We used Bloomberg emissions data, using company-reported emissions when available, and Bloomberg’s estimated values where reported data was unavailable. All emissions data are annualized, though the time periods covered can vary slightly between companies. A handful of companies were missing data, but all portfolios analyzed had emissions data for >95% of holdings.

We focused on Scope 1 and 2 emissions (direct operational and energy-related emissions), which are more consistently reported. Scope 3 emissions (from supply chains and product use) are significant, but currently too inconsistent to rely on across a portfolio. It’s important to note this leaves out a big part of the story – the Scope 3 emissions from oil and gas companies are a huge part of their environmental impact. Below are the figures if Scope 3 is included. These results should be interpreted with caution – in addition to inconsistent reporting, some companies are missing Scope 3 data entirely.

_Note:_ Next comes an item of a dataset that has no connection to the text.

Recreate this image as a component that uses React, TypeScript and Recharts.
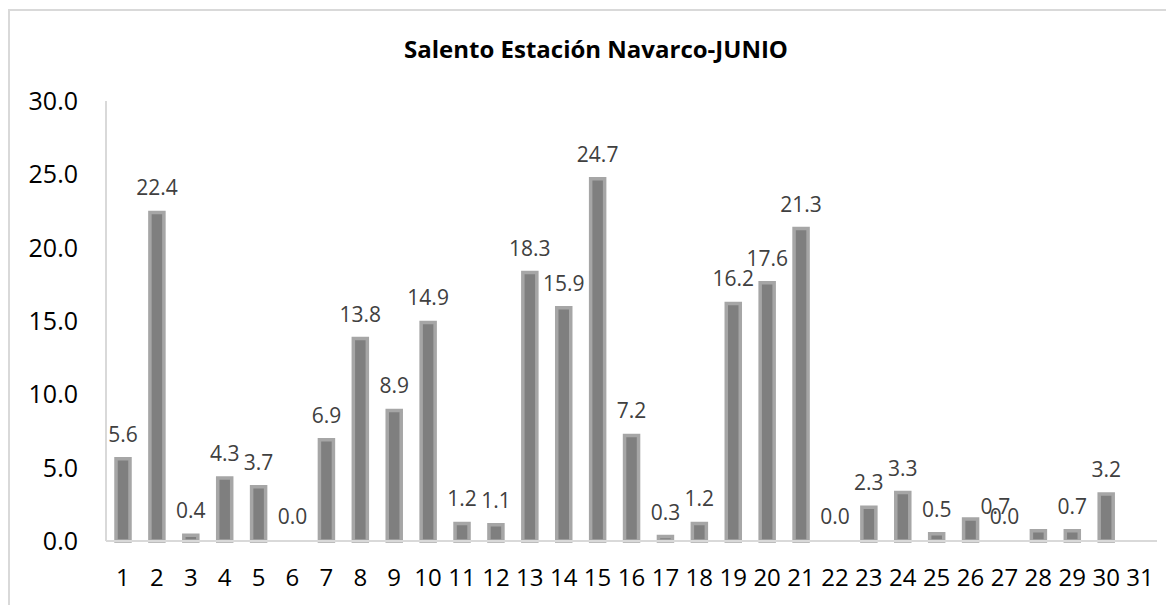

Table 3: Investment amount: $1 million

* Results Limited by Data Quality

  Financed emissions, tonnes of CO2e (Scope 1+2+3) Reduced financed emissions (Scope 1+2+3) from index Reduced financed emissions (Scope 1+2+3) from index as %
[VFIAX] Vanguard 500 Index Fund 223.4 - -
[SPYX] SPDR® S&P 500 Fossil Fuel Reserves Free ETF 185.7 -37.7 -16.9%
[SPFFX] Sphere 500 Climate Fund 132.6 -90.9 -40.7%
[ESGU] iShares ESG Aware MSCI USA ETF 253.1 +29.6 +13.3%
[FITLX] Fidelity U.S. Sustainability Index Fund 207.8 -15.6 -7.0%
[PRILX] Parnassus Core Equity Fund 63.2 -160.2 -71.7%

One sustainable fund (ESGU) showed higher emissions compared to the S&P 500 benchmark when Scope 3 emissions were included. While this may be the result of imperfect data, it’s also worth noting this is a portfolio that still maintains 6.6% invested in fossil fuels (compared to the benchmark’s 9%). These results suggest the importance of confirming that sustainable funds are truly reducing exposure to climate-risk sectors in order to prevent “greenwashing”.